The most disempowering thing you can do to another human being is rob them of their ability to love themselves, not in a narcissistic way, but in an authentic acceptance of who they are, full of gifts and flaws and unique ways of seeing the world. There is nothing more dispiriting I think than being unable to love yourself. You think you are never capable of loving others or being loved. And all the while we tap “like” and “love” on our social media accounts and take the dopamine hits from pixels flying from one user to another through the filter of a money making machine.
So yesterday, when I saw this thread tweet, it stopped me in my tracks:
RuPaul’s been telling us for years, “If you don’t love yourself, how the HELL you gonna love anybody else?”
And we agreed.
But then, Lizzo switched it up in her Tiny-Ass Desk Concert. She said, “If you can love me, you can love yourself.”
And I can’t stop thinking about that.— Angela Mayfield (@pinkrocktopus) July 30, 2019
I was struck by how that one almost throwaway line at the end of the performance became a full on sermon for Angela Mayfield. That’s a wicked perception. And following along a little further, I clicked through to the link of Lizzo’s Tiny(-Ass) Desk Concert and could not stop smiling for 17 straight minutes, which you should do right now.

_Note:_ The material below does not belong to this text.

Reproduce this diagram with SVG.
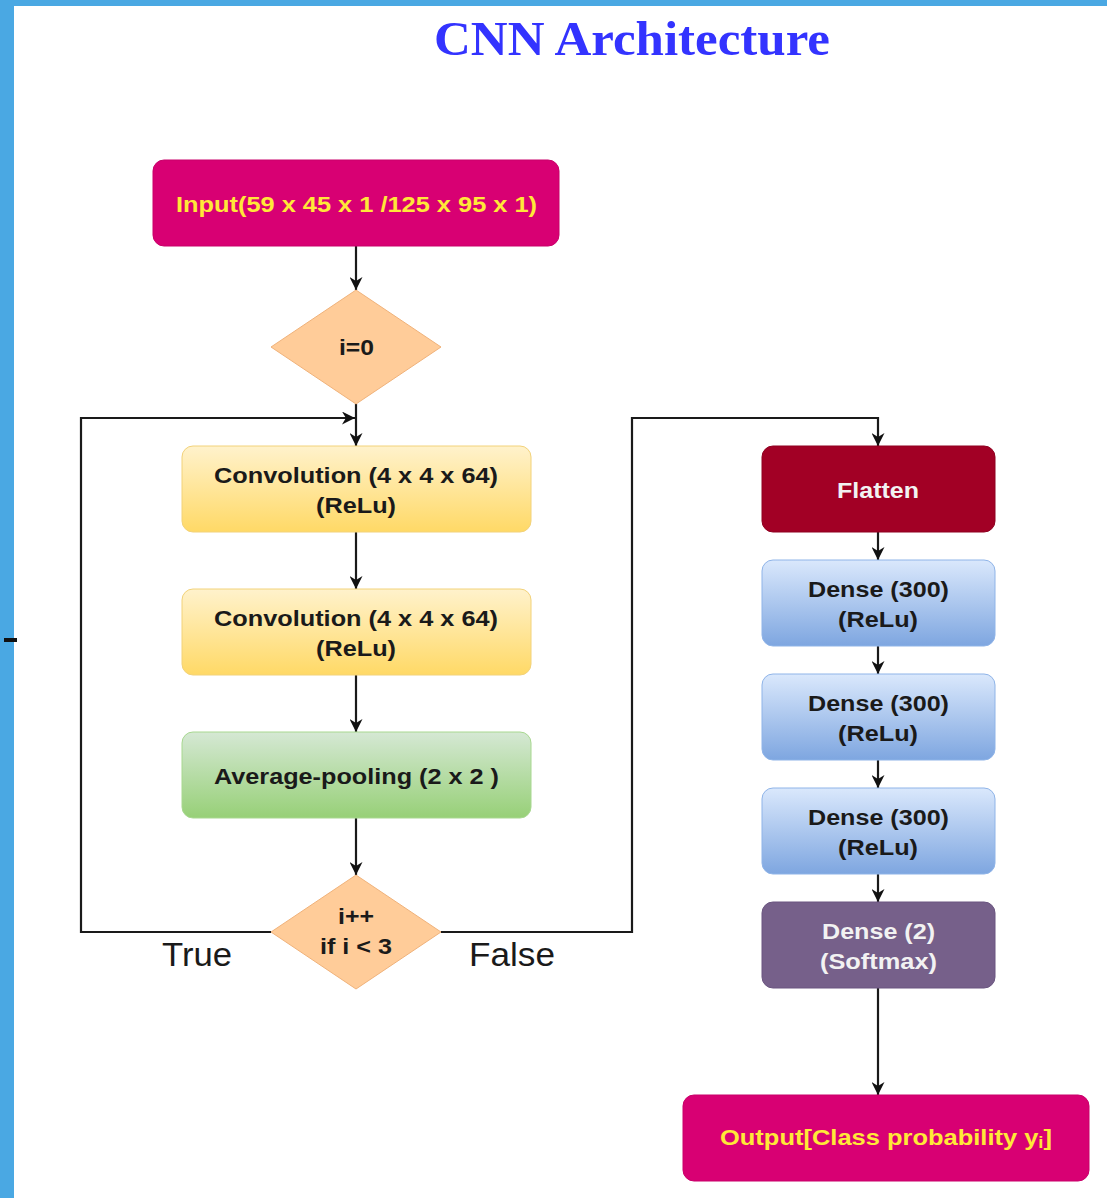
<svg xmlns="http://www.w3.org/2000/svg" width="1107" height="1198" viewBox="0 0 1107 1198">
<defs>
<linearGradient id="gY" x1="0" y1="0" x2="0" y2="1"><stop offset="0" stop-color="#fff2cc"/><stop offset="1" stop-color="#ffd966"/></linearGradient>
<linearGradient id="gG" x1="0" y1="0" x2="0" y2="1"><stop offset="0" stop-color="#d5e8d4"/><stop offset="1" stop-color="#97d077"/></linearGradient>
<linearGradient id="gB" x1="0" y1="0" x2="0" y2="1"><stop offset="0" stop-color="#dae8fc"/><stop offset="1" stop-color="#7ea6e0"/></linearGradient>
<marker id="ah" markerUnits="userSpaceOnUse" markerWidth="13" markerHeight="13" viewBox="0 0 10 10" refX="10" refY="5" orient="auto"><path d="M0,0 L10,5 L0,10 L3,5 z" fill="#111"/></marker>
</defs>
<style>
.t{font-family:"Liberation Sans",Arial,sans-serif;font-weight:bold;font-size:22px;text-anchor:middle;fill:#1a1a1a}
.y{fill:#ffe838}
.w{fill:#f2f2f2}
.lbl{font-family:"Liberation Sans",Arial,sans-serif;font-size:33px;text-anchor:middle;fill:#1a1a1a}
.c{fill:none;stroke:#1a1a1a;stroke-width:2.2;marker-end:url(#ah)}
.d{fill:#ffcc99;stroke:#f0b27a;stroke-width:1}
</style>
<rect x="0" y="0" width="1107" height="1198" fill="#ffffff"/>
<rect x="0" y="0" width="1107" height="6" fill="#4aa8e3"/>
<rect x="0" y="0" width="14" height="1198" fill="#4aa8e3"/>
<rect x="4" y="638" width="13" height="4" fill="#111"/>
<text x="632" y="55" font-family="'Liberation Serif','Times New Roman',serif" font-weight="bold" font-size="48" fill="#3333ff" text-anchor="middle" textLength="396" lengthAdjust="spacingAndGlyphs">CNN Architecture</text>

<g id="connectors">
<path class="c" d="M356,246 V290"/>
<path class="c" d="M356,404 V446"/>
<path class="c" d="M356,532 V589"/>
<path class="c" d="M356,675 V732"/>
<path class="c" d="M356,818 V875"/>
<path class="c" d="M271,932 H81 V418 H355"/>
<path class="c" d="M441,932 H632 V418 H878 V446"/>
<path class="c" d="M878,532 V560"/>
<path class="c" d="M878,646 V674"/>
<path class="c" d="M878,760 V788"/>
<path class="c" d="M878,874 V902"/>
<path class="c" d="M878,988 V1095"/>
<text class="lbl" x="197" y="966" textLength="70" lengthAdjust="spacingAndGlyphs">True</text>
<text class="lbl" x="512" y="966" textLength="86" lengthAdjust="spacingAndGlyphs">False</text>
</g>

<g id="input">
<rect x="153" y="160" width="406" height="86" rx="11" fill="#d80073" stroke="#c9006a"/>
<text class="t y" x="356.5" y="212" textLength="361" lengthAdjust="spacingAndGlyphs">Input(59 x 45 x 1 /125 x 95 x 1)</text>
</g>
<g id="init">
<polygon class="d" points="356,290 441,347 356,404 271,347"/>
<text class="t" x="356.5" y="355" textLength="35" lengthAdjust="spacingAndGlyphs">i=0</text>
</g>
<g id="conv1">
<rect x="182" y="446" width="349" height="86" rx="11" fill="url(#gY)" stroke="#f2d27a"/>
<text class="t" x="356" y="483" textLength="284" lengthAdjust="spacingAndGlyphs">Convolution (4 x 4 x 64)</text>
<text class="t" x="356" y="513" textLength="80" lengthAdjust="spacingAndGlyphs">(ReLu)</text>
</g>
<g id="conv2">
<rect x="182" y="589" width="349" height="86" rx="11" fill="url(#gY)" stroke="#f2d27a"/>
<text class="t" x="356" y="626" textLength="284" lengthAdjust="spacingAndGlyphs">Convolution (4 x 4 x 64)</text>
<text class="t" x="356" y="656" textLength="80" lengthAdjust="spacingAndGlyphs">(ReLu)</text>
</g>
<g id="pool">
<rect x="182" y="732" width="349" height="86" rx="11" fill="url(#gG)" stroke="#a8d890"/>
<text class="t" x="356.5" y="784" textLength="285" lengthAdjust="spacingAndGlyphs">Average-pooling (2 x 2 )</text>
</g>
<g id="cond">
<polygon class="d" points="356,875 441,932 356,989 271,932"/>
<text class="t" x="356" y="924" textLength="36" lengthAdjust="spacingAndGlyphs">i++</text>
<text class="t" x="356" y="954" textLength="72" lengthAdjust="spacingAndGlyphs">if i &lt; 3</text>
</g>
<g id="flatten">
<rect x="762" y="446" width="233" height="86" rx="11" fill="#a20025" stroke="#8f0020"/>
<text class="t w" x="878" y="498" textLength="82" lengthAdjust="spacingAndGlyphs">Flatten</text>
</g>
<g id="dense1">
<rect x="762" y="560" width="233" height="86" rx="11" fill="url(#gB)" stroke="#8fb4e8"/>
<text class="t" x="878.5" y="597" textLength="141" lengthAdjust="spacingAndGlyphs">Dense (300)</text>
<text class="t" x="878" y="627" textLength="80" lengthAdjust="spacingAndGlyphs">(ReLu)</text>
</g>
<g id="dense2">
<rect x="762" y="674" width="233" height="86" rx="11" fill="url(#gB)" stroke="#8fb4e8"/>
<text class="t" x="878.5" y="711" textLength="141" lengthAdjust="spacingAndGlyphs">Dense (300)</text>
<text class="t" x="878" y="741" textLength="80" lengthAdjust="spacingAndGlyphs">(ReLu)</text>
</g>
<g id="dense3">
<rect x="762" y="788" width="233" height="86" rx="11" fill="url(#gB)" stroke="#8fb4e8"/>
<text class="t" x="878.5" y="825" textLength="141" lengthAdjust="spacingAndGlyphs">Dense (300)</text>
<text class="t" x="878" y="855" textLength="80" lengthAdjust="spacingAndGlyphs">(ReLu)</text>
</g>
<g id="softmax">
<rect x="762" y="902" width="233" height="86" rx="11" fill="#76608a" stroke="#6a5580"/>
<text class="t w" x="878.5" y="939" textLength="113" lengthAdjust="spacingAndGlyphs">Dense (2)</text>
<text class="t w" x="878.5" y="969" textLength="117" lengthAdjust="spacingAndGlyphs">(Softmax)</text>
</g>
<g id="output">
<rect x="683" y="1095" width="406" height="86" rx="11" fill="#d80073" stroke="#c9006a"/>
<text class="t y" x="886" y="1145" font-size="24" textLength="332" lengthAdjust="spacingAndGlyphs">Output[Class probability y<tspan font-size="16" dy="3">i</tspan><tspan dy="-3">]</tspan></text>
</g>
</svg>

Lizzo is right. If you are capable of loving someone else, or even shouting out at a concert “I LOVE YOU!” then you are indeed capable of shouting it at yourself. It’s a reminder of me to not be exclusively directed my emotions outward, but instead to notice how love, anger, loyalty, and reverence can be a healthy part of my inner life, and not merely directed outwardly all the time. In an era where we project ourselves into the world through media like this, where our images, words and thoughts are put outside of ourselves first and foremost, thereby separating us from our feelings, Lizzo’s small invitation is a powerful reminder to me to take it all in too.